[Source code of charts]
────────────────────
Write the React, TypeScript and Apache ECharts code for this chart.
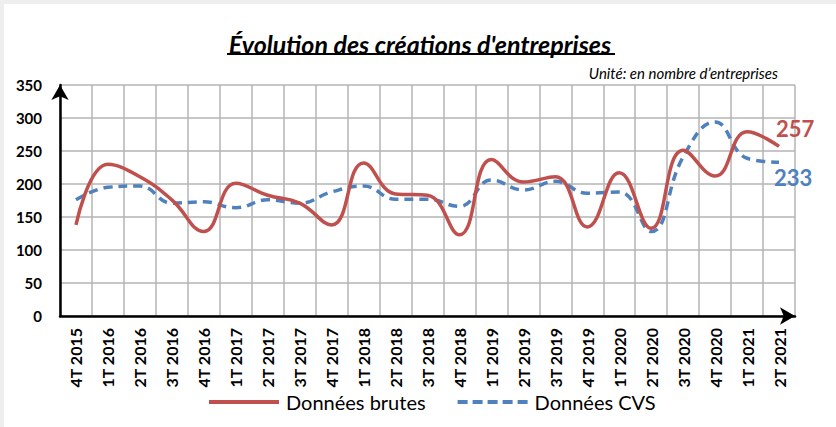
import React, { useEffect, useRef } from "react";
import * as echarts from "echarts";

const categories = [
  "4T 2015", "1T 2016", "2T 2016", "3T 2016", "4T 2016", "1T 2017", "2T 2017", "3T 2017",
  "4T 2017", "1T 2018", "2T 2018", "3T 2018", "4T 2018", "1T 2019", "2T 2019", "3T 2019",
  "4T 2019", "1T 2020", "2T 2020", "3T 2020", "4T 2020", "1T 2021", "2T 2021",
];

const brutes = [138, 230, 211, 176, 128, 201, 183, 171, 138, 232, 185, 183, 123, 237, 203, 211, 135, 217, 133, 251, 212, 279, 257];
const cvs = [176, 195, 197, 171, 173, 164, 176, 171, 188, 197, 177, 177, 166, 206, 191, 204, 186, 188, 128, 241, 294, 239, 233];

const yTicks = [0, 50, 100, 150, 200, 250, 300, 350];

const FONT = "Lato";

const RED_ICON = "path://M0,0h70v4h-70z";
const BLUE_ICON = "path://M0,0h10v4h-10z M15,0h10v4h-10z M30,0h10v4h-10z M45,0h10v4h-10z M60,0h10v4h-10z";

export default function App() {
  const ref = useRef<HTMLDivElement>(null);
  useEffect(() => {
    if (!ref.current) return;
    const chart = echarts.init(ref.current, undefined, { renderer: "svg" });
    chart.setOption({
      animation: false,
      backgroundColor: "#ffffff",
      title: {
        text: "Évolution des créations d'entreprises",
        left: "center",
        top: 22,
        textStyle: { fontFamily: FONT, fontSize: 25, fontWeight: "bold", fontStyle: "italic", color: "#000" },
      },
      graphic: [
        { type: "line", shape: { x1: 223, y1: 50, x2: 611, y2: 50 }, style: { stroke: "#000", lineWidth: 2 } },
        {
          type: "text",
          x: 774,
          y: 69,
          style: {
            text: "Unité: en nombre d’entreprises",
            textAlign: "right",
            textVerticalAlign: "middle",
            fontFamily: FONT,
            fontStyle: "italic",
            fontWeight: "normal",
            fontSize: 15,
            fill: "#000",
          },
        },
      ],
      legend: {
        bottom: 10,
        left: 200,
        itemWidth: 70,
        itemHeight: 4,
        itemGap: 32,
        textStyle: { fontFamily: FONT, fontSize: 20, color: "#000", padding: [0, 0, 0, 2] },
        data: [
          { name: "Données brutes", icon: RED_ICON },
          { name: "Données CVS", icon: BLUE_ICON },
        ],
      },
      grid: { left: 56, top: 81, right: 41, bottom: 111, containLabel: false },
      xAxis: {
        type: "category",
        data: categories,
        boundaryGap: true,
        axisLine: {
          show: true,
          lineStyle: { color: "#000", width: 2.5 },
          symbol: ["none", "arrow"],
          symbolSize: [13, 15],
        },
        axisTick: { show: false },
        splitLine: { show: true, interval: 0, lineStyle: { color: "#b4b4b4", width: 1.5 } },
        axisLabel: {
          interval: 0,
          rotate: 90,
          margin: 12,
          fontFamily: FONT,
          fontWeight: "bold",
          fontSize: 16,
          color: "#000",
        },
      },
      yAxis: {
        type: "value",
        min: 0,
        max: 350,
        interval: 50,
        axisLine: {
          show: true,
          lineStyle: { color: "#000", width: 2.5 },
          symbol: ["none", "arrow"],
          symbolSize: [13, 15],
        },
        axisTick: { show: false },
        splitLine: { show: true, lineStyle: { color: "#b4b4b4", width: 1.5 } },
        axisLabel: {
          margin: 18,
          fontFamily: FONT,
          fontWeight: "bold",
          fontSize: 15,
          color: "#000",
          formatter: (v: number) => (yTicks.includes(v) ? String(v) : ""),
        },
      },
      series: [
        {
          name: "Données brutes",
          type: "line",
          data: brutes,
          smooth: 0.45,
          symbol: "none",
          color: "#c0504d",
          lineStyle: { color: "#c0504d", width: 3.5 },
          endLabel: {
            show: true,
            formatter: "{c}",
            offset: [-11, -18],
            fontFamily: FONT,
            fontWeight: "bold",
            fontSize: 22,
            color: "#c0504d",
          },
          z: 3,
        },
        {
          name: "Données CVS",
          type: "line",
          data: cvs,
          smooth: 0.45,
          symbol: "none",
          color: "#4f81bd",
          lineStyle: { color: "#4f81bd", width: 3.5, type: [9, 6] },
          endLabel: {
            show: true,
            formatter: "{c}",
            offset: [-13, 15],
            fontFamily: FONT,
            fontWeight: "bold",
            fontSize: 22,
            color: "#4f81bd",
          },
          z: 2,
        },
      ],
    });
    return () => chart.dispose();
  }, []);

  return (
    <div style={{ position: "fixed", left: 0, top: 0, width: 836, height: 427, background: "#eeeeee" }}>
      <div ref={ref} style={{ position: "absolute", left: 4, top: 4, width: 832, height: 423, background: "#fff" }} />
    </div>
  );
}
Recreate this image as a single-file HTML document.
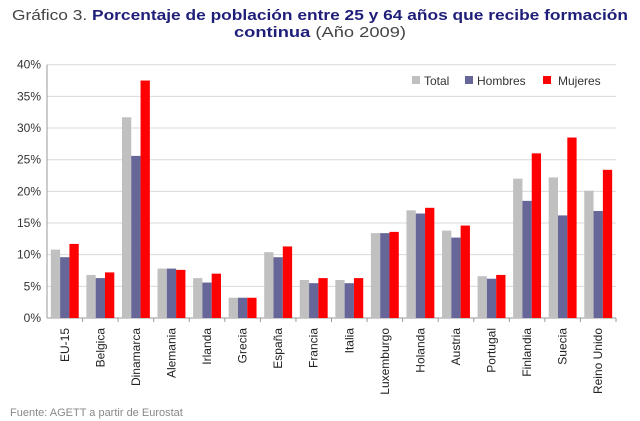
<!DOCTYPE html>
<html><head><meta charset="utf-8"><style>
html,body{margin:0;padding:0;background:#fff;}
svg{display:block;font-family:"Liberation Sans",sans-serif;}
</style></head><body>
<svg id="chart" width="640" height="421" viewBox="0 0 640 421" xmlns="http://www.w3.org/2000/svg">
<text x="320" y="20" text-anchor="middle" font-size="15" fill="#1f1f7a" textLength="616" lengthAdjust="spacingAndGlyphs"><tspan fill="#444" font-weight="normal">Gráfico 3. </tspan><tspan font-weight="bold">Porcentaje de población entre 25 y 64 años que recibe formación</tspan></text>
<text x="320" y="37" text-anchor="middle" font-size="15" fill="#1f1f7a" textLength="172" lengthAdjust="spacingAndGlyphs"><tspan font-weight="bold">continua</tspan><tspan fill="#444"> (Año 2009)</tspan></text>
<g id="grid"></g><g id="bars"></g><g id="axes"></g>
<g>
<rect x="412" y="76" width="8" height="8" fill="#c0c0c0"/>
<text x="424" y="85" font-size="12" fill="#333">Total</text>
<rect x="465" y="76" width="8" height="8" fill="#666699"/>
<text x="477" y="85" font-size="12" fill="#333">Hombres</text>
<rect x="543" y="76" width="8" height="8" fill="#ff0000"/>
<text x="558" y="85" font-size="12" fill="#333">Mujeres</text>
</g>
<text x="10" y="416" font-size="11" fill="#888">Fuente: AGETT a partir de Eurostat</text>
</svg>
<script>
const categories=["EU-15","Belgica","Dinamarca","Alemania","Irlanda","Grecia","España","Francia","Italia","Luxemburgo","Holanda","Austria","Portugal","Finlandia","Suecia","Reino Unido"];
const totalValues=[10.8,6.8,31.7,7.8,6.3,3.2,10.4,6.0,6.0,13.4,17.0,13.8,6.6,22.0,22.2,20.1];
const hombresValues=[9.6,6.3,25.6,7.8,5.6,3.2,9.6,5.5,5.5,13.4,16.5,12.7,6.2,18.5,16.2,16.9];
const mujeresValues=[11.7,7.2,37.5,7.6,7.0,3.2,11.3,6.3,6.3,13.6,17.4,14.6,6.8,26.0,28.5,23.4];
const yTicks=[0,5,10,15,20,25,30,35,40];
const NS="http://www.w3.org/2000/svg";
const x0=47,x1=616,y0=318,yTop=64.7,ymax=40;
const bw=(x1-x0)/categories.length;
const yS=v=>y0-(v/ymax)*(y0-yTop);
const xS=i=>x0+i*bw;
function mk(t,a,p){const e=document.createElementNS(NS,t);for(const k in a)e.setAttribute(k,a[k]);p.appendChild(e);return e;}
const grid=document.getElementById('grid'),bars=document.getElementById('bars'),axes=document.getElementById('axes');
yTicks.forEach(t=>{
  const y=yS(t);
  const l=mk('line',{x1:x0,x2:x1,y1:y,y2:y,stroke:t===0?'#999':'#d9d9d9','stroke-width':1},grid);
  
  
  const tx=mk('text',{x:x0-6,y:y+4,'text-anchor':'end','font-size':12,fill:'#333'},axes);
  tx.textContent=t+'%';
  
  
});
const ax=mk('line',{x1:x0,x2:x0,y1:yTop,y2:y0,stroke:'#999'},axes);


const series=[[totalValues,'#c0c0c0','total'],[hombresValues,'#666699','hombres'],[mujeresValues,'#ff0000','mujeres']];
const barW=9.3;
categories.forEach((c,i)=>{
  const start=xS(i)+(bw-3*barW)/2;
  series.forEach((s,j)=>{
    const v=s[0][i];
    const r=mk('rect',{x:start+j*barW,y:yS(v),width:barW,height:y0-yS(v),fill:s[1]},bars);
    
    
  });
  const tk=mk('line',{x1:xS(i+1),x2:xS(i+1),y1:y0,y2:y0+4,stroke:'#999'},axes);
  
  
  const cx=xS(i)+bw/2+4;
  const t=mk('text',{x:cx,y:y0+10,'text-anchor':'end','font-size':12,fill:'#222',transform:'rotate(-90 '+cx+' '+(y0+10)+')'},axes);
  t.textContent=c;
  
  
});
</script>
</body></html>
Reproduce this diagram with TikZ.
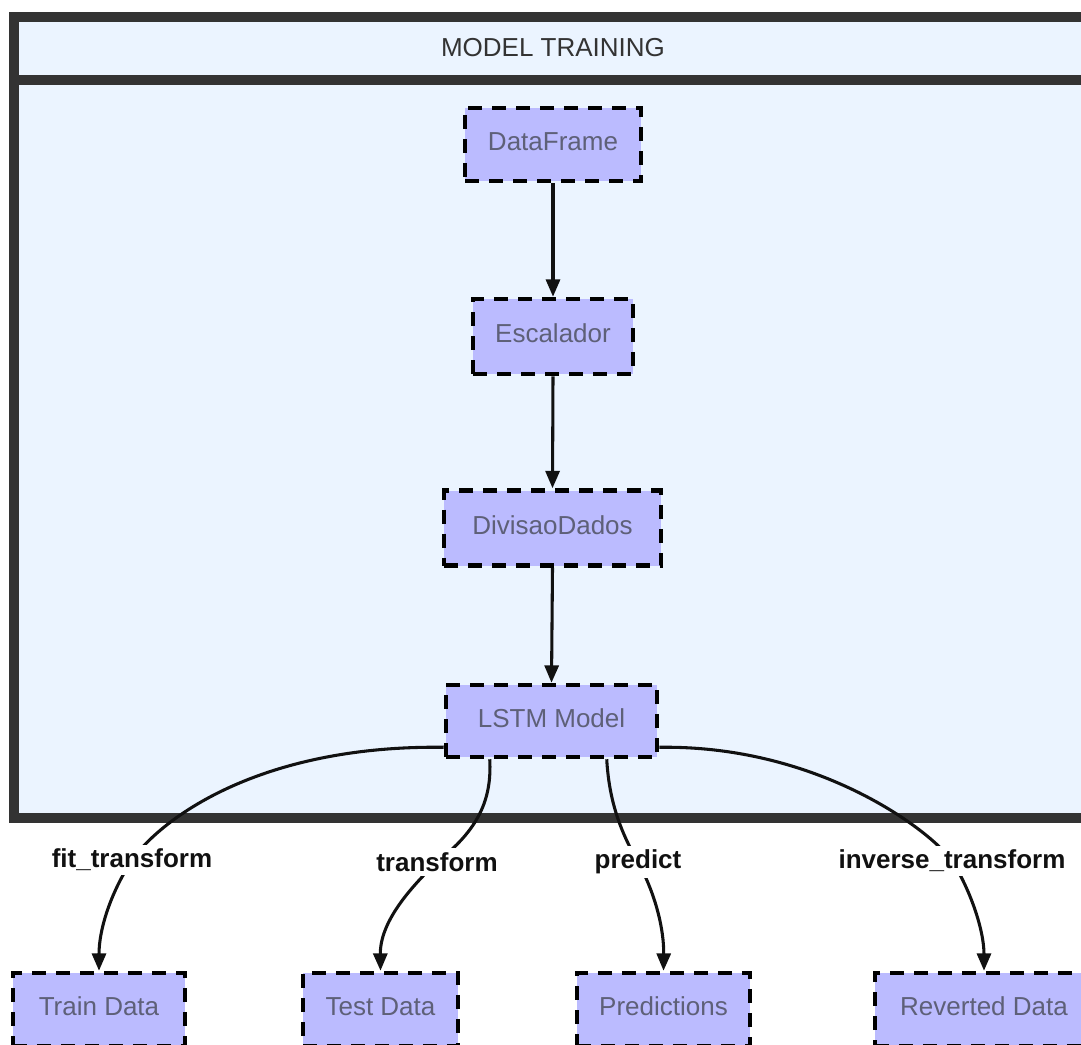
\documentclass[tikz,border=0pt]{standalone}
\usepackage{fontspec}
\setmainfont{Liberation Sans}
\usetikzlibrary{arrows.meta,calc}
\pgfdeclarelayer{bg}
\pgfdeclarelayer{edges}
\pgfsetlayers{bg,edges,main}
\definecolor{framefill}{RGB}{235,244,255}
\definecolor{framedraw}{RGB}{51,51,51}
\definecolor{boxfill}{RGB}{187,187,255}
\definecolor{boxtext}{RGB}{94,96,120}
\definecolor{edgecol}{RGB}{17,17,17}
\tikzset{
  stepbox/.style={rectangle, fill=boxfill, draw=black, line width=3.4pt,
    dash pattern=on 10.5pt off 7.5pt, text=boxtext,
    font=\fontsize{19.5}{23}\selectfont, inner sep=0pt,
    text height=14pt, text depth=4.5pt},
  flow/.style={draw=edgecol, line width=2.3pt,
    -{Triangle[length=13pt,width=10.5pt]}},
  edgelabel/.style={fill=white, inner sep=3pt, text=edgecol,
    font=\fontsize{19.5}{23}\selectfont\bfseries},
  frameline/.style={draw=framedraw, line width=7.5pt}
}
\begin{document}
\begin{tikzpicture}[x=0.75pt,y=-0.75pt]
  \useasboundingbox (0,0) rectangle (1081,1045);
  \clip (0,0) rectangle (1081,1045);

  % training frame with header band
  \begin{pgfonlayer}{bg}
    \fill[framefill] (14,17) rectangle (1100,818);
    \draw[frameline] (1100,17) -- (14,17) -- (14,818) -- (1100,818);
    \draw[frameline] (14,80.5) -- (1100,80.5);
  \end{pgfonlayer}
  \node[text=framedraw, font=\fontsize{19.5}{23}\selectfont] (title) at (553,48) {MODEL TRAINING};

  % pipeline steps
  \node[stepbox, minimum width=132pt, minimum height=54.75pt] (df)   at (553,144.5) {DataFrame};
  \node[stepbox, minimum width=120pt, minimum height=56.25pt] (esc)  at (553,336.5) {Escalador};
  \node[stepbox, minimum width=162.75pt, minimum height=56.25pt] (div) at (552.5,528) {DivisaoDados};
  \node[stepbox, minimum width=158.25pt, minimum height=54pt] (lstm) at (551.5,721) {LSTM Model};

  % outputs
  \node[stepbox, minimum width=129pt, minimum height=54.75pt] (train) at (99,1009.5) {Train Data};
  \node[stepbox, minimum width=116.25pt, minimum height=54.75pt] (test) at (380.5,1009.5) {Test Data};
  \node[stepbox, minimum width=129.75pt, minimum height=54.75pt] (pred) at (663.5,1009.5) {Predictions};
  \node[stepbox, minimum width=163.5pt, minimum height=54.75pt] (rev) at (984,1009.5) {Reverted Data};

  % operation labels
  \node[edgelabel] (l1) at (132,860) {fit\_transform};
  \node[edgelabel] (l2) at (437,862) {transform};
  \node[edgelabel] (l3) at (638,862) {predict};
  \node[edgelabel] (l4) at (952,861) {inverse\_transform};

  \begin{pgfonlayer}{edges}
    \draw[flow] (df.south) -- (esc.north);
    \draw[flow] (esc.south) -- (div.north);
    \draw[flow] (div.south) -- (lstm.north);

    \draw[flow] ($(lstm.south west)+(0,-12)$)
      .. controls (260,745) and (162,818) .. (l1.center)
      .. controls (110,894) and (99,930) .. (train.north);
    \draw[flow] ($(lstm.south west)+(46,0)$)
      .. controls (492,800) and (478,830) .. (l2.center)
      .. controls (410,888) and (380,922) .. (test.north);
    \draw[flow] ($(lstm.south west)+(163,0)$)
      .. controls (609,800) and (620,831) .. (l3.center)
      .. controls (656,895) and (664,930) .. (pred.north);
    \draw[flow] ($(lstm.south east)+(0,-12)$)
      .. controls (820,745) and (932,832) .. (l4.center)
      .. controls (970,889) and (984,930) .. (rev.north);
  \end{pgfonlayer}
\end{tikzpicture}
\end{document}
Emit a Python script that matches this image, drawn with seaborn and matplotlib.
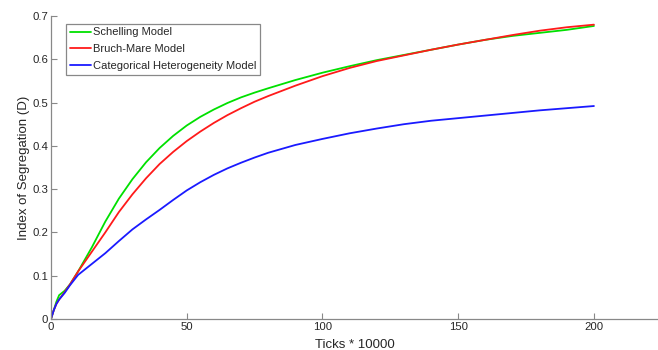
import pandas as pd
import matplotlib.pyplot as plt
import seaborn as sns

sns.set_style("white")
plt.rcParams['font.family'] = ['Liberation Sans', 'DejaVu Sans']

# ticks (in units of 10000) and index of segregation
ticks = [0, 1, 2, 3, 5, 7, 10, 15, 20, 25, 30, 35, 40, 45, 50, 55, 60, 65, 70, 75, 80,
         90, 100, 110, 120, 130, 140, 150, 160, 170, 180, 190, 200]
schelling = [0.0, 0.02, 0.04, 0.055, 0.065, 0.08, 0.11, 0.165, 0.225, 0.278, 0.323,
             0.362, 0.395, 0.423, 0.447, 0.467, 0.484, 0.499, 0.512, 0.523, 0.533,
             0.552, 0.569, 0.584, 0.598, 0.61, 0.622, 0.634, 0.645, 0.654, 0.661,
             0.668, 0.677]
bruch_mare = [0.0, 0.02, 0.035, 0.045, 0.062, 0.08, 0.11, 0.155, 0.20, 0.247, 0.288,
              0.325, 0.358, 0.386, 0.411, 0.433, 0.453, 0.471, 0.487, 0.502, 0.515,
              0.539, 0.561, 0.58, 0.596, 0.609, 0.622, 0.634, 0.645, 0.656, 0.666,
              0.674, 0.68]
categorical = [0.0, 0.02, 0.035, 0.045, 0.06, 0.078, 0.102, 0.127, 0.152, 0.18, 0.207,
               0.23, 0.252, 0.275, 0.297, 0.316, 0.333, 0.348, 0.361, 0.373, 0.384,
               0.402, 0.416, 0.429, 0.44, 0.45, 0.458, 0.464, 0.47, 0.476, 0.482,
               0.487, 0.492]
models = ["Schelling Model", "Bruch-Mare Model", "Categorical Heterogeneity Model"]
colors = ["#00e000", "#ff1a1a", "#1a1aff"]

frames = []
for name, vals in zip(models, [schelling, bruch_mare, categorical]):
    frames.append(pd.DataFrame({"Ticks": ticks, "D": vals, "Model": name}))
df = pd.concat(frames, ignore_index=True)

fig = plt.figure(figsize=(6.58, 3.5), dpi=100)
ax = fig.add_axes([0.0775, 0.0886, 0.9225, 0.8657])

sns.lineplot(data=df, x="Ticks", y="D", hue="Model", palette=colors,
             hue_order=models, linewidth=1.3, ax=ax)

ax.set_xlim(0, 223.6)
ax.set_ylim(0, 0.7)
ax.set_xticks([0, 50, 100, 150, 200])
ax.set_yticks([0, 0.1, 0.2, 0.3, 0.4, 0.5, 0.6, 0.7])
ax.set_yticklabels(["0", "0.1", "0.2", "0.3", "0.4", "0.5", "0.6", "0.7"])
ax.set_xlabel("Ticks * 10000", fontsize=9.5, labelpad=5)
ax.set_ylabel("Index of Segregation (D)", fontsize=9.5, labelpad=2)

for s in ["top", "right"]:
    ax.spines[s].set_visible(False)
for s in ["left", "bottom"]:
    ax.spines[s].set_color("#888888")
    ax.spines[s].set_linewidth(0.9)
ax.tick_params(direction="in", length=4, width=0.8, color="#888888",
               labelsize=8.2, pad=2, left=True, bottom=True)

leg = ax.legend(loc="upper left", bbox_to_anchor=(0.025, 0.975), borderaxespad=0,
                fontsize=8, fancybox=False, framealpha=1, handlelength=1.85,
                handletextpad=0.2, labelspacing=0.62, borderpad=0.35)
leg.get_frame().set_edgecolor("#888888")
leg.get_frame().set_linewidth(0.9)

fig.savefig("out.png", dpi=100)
────────────────────
AIM OF THE EXERCISE — Above are some records. Reproduce the lines from the one with "Emit a Python" down to the one with "plt.rcParams['font.family'] = ['Liberation", keeping both, and leave every picture out.

COMPLETED TASK —
Emit a Python script that matches this image, drawn with seaborn and matplotlib.
import pandas as pd
import matplotlib.pyplot as plt
import seaborn as sns

sns.set_style("white")
plt.rcParams['font.family'] = ['Liberation Sans', 'DejaVu Sans']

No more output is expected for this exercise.